Report: Climate change a huge economic risk
By Wendy Koch (USA Today) - June 23, 2014
Climate change poses profound risks to the U.S. economy and needs to be addressed immediately, says a bipartisan report Tuesday by a coalition of financial leaders that includes three former Treasury secretaries.
Two of the most severe impacts — sea level rise and extreme heat — will likely cost billions of dollars in annual property loss, threaten human health. lower labor productivity and endanger the nation’s electricity grids, says the report by the Risky Business Project.
“The risks are more perverse and cruel than we saw with the financial crisis, because they accumulate over time,” Henry Paulson Jr., the Treasury secretary for President George W. Bush, told reporters Tuesday, noting heat-trapping carbon dioxide emissions linger in the atmosphere a long time.
“The good news: If we act immediately we can avert the worse outcomes,” Paulson said, adding U.S. businesses need to unite and lead the push for national change. “We need to take out an insurance policy. It’s that simple.”
“We cannot afford to waste another minute,” said Michael Bloomberg, GOP mayor of New York City from 2002 through 2013. He said rising sea levels will make storms like Sandy, which devastated his city and parts of New Jersey in 2012, worse. “We have to plan for risks,” he said. “Climate is one of them.”‘
Paulson and Bloomberg, along with billionaire former hedge fund executive and Democrat Thomas Steyer, led the project that produced the report, compiled by climate scientists and the economic research firm Rhodium Group. Their committee also includes George Shultz, Treasury secretary for President Richard Nixon, and Robert Rubin, Treasury secretary for President Bill Clinton.
Rising sea levels, compounded by land subsidence, are causing high tides to swamp streets in Norfolk, VA., as occurred on Dec. 2, 2013.(Photo: H. Darr Beiser, USA TODAY)
While the report does not advocate specific policies, the three former Treasury secretaries all back a carbon tax that would put a price on greenhouse gas emissions. Their report comes as the U.S. Environmental Protection Agency, earlier this month, proposed a 30% cut in carbon dioxide emissions from power plants by 2030.
Its findings, which largely echo those of the federal government’s Third National Climate Assessment that was released in May, forecasts huge economic losses:
• Sea level rise and increased damage from storm surge are likely to lead to an extra $2 billion to $3.5 billion in property losses each year by 2030 in the Gulf Coast, Northeast and Southeast, with escalating costs in future decades. By 2050, $66 billion and $106 billion worth of existing coastal property will likely be below sea level nationwide, growing to, $238 million to $507 billion by 2100.
• Extreme heat — especially in the Southwest, Southeast, and Upper Midwest — will likely add 27 to 50 extra days each year when temperatures hit at least 95 degrees Fahrenheit by mid-century. By 2100, this number will likely reach 45 to 100 additional days. It will make being outside so difficult that labor productivity could drop while demand for air conditioning will require the construction of more power plants that will hike electricity costs.

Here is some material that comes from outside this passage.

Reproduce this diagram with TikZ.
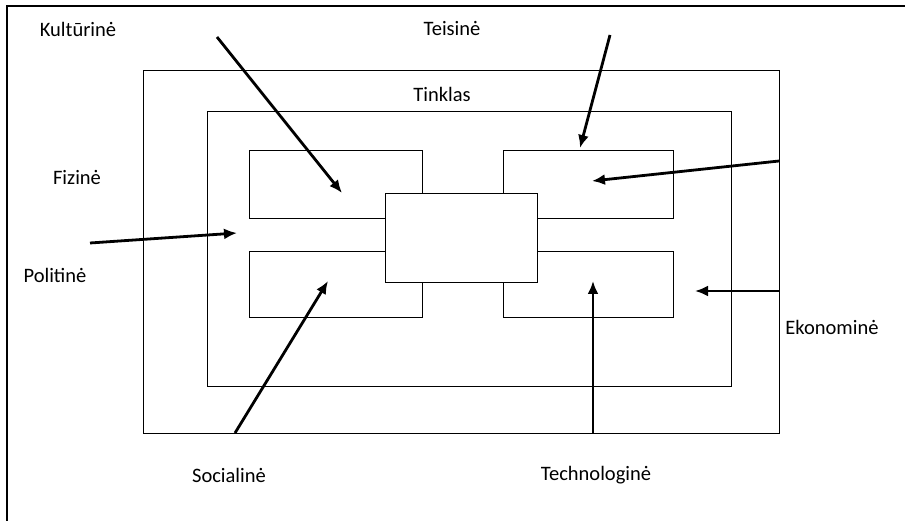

• Global warming could benefit Northern farmers in the upper Great Plains by extending the growing season but their gains will be offset by losses in the Midwest and South. Without major adaptation, national crop production (corn, soy, wheat and cotton) could decline by 4% by mid-century and up to 42% by late century.
“Every city, every company can do something to make a difference,” Bloomberg said, noting New York City cut its greenhouse gas emissions 19% in the last five years and his company is building a massive data center in upstate New York to mitigate flooding risks.
Like Bloomberg, more than 700 leading U.S. companies including General Motors, Nike and Intel have publicly endorsed support for strong U.S. climate policies, according to Mindy Lubber, president of Ceres, a Boston-based group that promotes corporate sustainability. She says more than 170 of them have signed a letter supporting the EPA’s recent proposal to limit power plant emissions, which the coal industry and the Chamber of Commerce have opposed.
Kate Gordon, who runs the Risky Business project, said all businesses — not just the Fortune 500 ones — need to integrate climate risks into their everyday decision-making.